We are a commune of inquiring, skeptical, politically centrist, capitalist, anglophile, traditionalist New England Yankee humans, humanoids, and animals with many interests beyond and above politics. Each of us has had a high-school education (or GED), but all had ADD so didn't pay attention very well, especially the dogs. Each one of us does "try my best to be just like I am," and none of us enjoys working for others, including for Maggie, from whom we receive neither a nickel nor a dime. Freedom from nags, cranks, government, do-gooders, control-freaks and idiots is all that we ask for.
Thank you, dear Bruce, for the trip down Memory Lane. My husband just came in and looked at the pictures and growled, "that guy was always too pretty to work." And he was, indeed. Never did like his politics much, but then, one can always listen to the singing and look at how pretty he was/is and think of the lilies of the field: "they toil not, neither do they spin, but Solomon in all his glory was not arrayed as one of these." We each have our slot to fill in the earth's great puzzle.
"...poster girl Marianne..." -admired by many, from afar.

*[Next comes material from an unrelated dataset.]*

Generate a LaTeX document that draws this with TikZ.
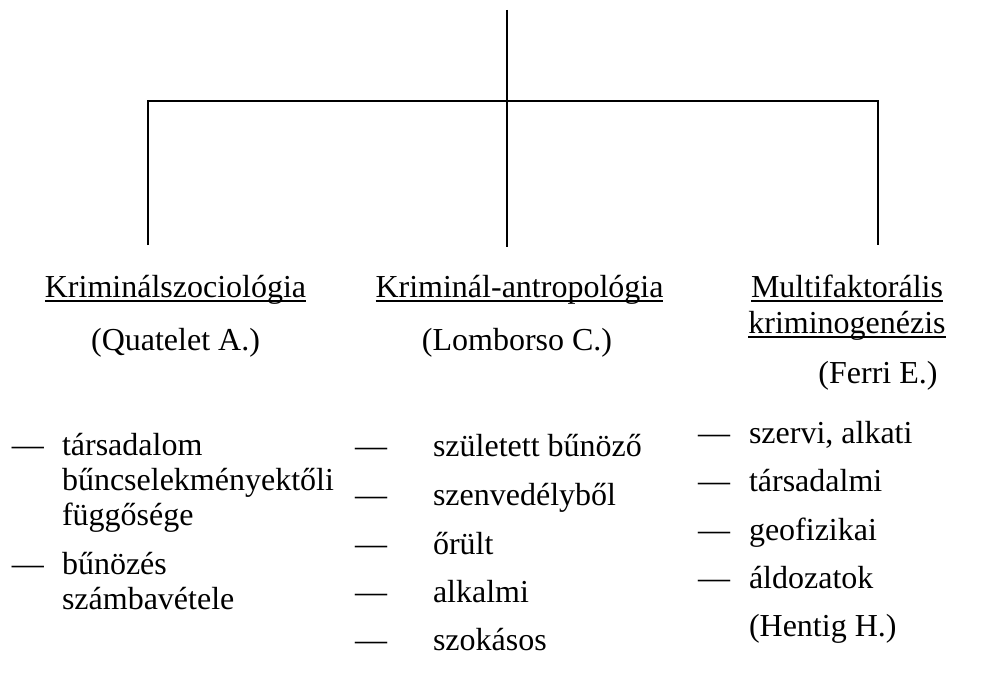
\documentclass[tikz,border=0pt]{standalone}
\usepackage{fontspec}
\setmainfont{Liberation Serif}
\usepackage{tikz}

\newcommand{\ulword}[1]{\setbox0\hbox{#1}\rlap{\rule[-5pt]{\wd0}{1.6pt}}\box0}

\tikzset{
  tree/.style={line width=1.5pt},
  head/.style={anchor=base},
}

\begin{document}
\begin{tikzpicture}[x=1pt,y=-1pt,every node/.style={inner sep=0pt, outer sep=0pt, anchor=base west, font=\fontsize{32}{35}\selectfont}]
\useasboundingbox (0,0) rectangle (985,682);

\coordinate (top) at (507,10);
\coordinate (hub) at (507,101);
\coordinate (Ld) at (148,245);
\coordinate (Md) at (507,247);
\coordinate (Rd) at (878,245);

\draw[tree] (top) -- (hub);
\draw[tree] (Ld) |- (hub) -| (Rd);
\draw[tree] (hub) -- (Md);

% headings
\node[head] (soc) at (175.5,297) {\ulword{Kriminálszociológia}};
\node[head] (socp) at (175.5,350) {(Quatelet A.)};
\node[head] (ant) at (519.5,297) {\ulword{Kriminál-antropológia}};
\node[head] (antp) at (517,350) {(Lomborso C.)};
\node[head] (mula) at (847,297) {\ulword{Multifaktorális}};
\node[head] (mulb) at (847,333) {\ulword{kriminogenézis}};
\node[head] (ferri) at (878,383) {(Ferri E.)};

% left list
\node (ld1) at (12,455) {—};
\node (lt1) at (62,455) {\begin{tabular}[t]{@{}l@{}}társadalom\\ bűncselekményektőli\\ függősége\end{tabular}};
\node (ld2) at (12,574) {—};
\node (lt2) at (62,574) {\begin{tabular}[t]{@{}l@{}}bűnözés\\ számbavétele\end{tabular}};

% middle list
\node (md1) at (355,456) {—};
\node (mt1) at (433,456) {született bűnöző};
\node (md2) at (355,505) {—};
\node (mt2) at (433,505) {szenvedélyből};
\node (md3) at (355,554) {—};
\node (mt3) at (433,554) {őrült};
\node (md4) at (355,602) {—};
\node (mt4) at (433,602) {alkalmi};
\node (md5) at (355,650) {—};
\node (mt5) at (433,650) {szokásos};

% right list
\node (rd1) at (698,443) {—};
\node (rt1) at (749,443) {szervi, alkati};
\node (rd2) at (698,491) {—};
\node (rt2) at (749,491) {társadalmi};
\node (rd3) at (698,540) {—};
\node (rt3) at (749,540) {geofizikai};
\node (rd4) at (698,588) {—};
\node (rt4) at (749,588) {áldozatok};
\node (rt5) at (749,636) {(Hentig H.)};
\end{tikzpicture}
\end{document}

For most artists, in whatever field, (singing, painting, writing, sculpture, ...) I think their personal beliefs are not of any special interest. At best (worst?), the interest in their non-art activity is limited to a generation or so.
Compared to the lasting effect that Great Art has over the centuries, even millennia- political issues are of no consequence.
Weird thing, but I've always felt that Belefonte was at his best with simple arrangements. These two examples, while good, are over produced arrangements which don't allow for his unique accent and voicing to really shine.
Belafonte could ably handle all varieties of music.
So can I, including singing them all after a few shots, rising to singing all parts from Rodgers & Hammerstein after more than a few shots.
Or, even without, as I sing Mango Man (takeoff on Banana Boat Man) to Gavin (5) when we go to JambaJuice.
LOL!! So true. I remember back in the day when we used to sing acapella in the high school auditorium basement. Had great acoustics. Later on, I got on with a group that used to sing in the barracks shower stalls after a round or ten of Seven and Seven. Not a drinker these days, I usually refrain from joining in on karoke and such - my voice wasn't much back then and it ain't much now. I do enjoy close harmony though and participate in a local Barbershop chorus and occasionally as a tenor in a quartet.
Arrangements are a "thing" of mine - in another life time I might become an arranger/composer.
Oh, the humiliation!: On a cruise at karaoke I did my world famous Chantilly Lace. NO one recognized the song, and my sons hid behind their chairs, not wanting to be associated with their crowd-decided strange father.
One of my favorite scenes from "My Best Friend's Wedding", the Julia Roberts movie, is the one where the males in the wedding go off behind some shrubbery with the cylinder that is used to inflate the balloons and inhale the helium, thus raising their voices to impossibly high levels. Then they sing in harmony. It's really very funny, and so is the scene at the rehearsal luncheon when the whole dignified group of wedding participants, including Rupert Everett, begins singing some dopey song or other.
But, most of all, I'd like to hear Bruce sing Mango Man to his son.
MM, please stop flattering the New Yorker. I don't think the man can sing worth a lick. Have him take his son to another ballgame. I never believed his BS link awhile back on him considering himself a failure as a parent. He has a beautiful son, and probably a gorgeous wife, which accounts for his son's good looks.
Give him good grades for his parenting skills, but please don't encourage the man to sing. I can here the fingernails on the chalk board now.
jappy dear ... You have no kick coming on family looks. You're handsome, your wife is gorgeous and so are your kids. I don't know about your singing voice, though. You may have been behind the door when voices were passed out. But three out of four is not bad in the asset stakes.
They could pull that "close harmony on helium" trick in every scene in every movie and it would still get a laugh out of me. I'm also a complete sucker for any improbable impromptu musical number in the middle of a movie -- such a wish fulfillment. I liked the scene in "My Best Friend's Wedding" (if I'm thinking of the right movie) where the wedding party is gathered at a restaurant and a guest begins to sing "Say a Little Prayer for You." Gradually the stunned guests begin to join in, tentatively, with the doo-wahs, and then the waiter leaps over to the nearby piano and starts to accompany -- in the right key! Great stuff.
So many of us have let our musical skills atrophy from listening to recorded music that, in real life, it's often hard to get a chorus of "Happy Birthday" going. More homemade music, that's what I say! I'll bet a PET scan of my brain would show fireworks whenever it happens.